ERP Change: The Secret For Merger Success
One of the quickest and most effective methods for a small business to become a medium sized business, or for a medium sized business to become a large business is by merger or acquisition. Achieving the expected efficiencies and synergies from the combination of two or more companies is always much harder to do in real life than it was envisioned in the comfort of a conference room. Once the agreement in principle is reached to move forward, quality thought – not wishful thinking – needs to be devoted to making certain the new entity is one single integrated company, and not two different companies sharing a common logo.
ERP figures heavily into this thinking. By definition, ERP includes the word “enterprise”, so if parts of your company remain on different systems, you cannot legitimately contend that you have an ERP system. Long before any title documents are signed, strategic decisions should have been made about what system the joint organization will standardize around - at least one company will have a crucial reason to change ERP systems. If neither party’s system adequately fulfills all of your needs, then both companies may be forced into changing ERP systems. Do not automatically assume that the system you are using is better for the joint entity than the system your partner is using; just automatically assume you should only use one system.
A Conflict Of Concepts
This is critical because the merged entity will use every argument known to man to stall and resist changing ERP, and “your computer system won’t handle the way we do business” will be milked to its fullest. You will hear that switching ERP systems will double the work load, it will destroy service, it will jeopardize financial integrity – in short, you will hear every desperate half truth that has been used to manage from the bottom since the invention of business. You have to be on your game, because if even one of a hundred turns out to have a basis in practicality, that will be the one you hear about for the next five years. This doesn’t happen because people are bad, or evil, or stupid; it happens because people hate change, and they reject the possibility that the company that bought them might have an equivalent level of talent.
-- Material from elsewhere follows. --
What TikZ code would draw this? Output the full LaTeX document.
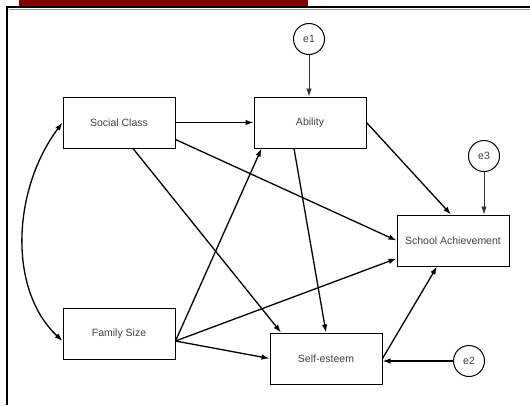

However, even if you do stub your toe with too much change, too quickly, the alternative is worse. This is the situation in which both organizations continue as before, both pretty happy, both operating different systems, both making independent tactical decisions (which they can do since they run independent business support systems), both doing pretty much what they did before the union. People can’t say why, exactly, the expected efficiencies aren’t happening, or why people don’t seem to be working together. Lack of results causes top management to believe someone is sabotaging the integration. The problem isn’t sabotage; the problem is that separate systems ensure that people work separately - resisting ERP change creates a resistance to progress.
Don’t make this mistake. Integrate ERP systems as one of the first steps in a merger or acquisition.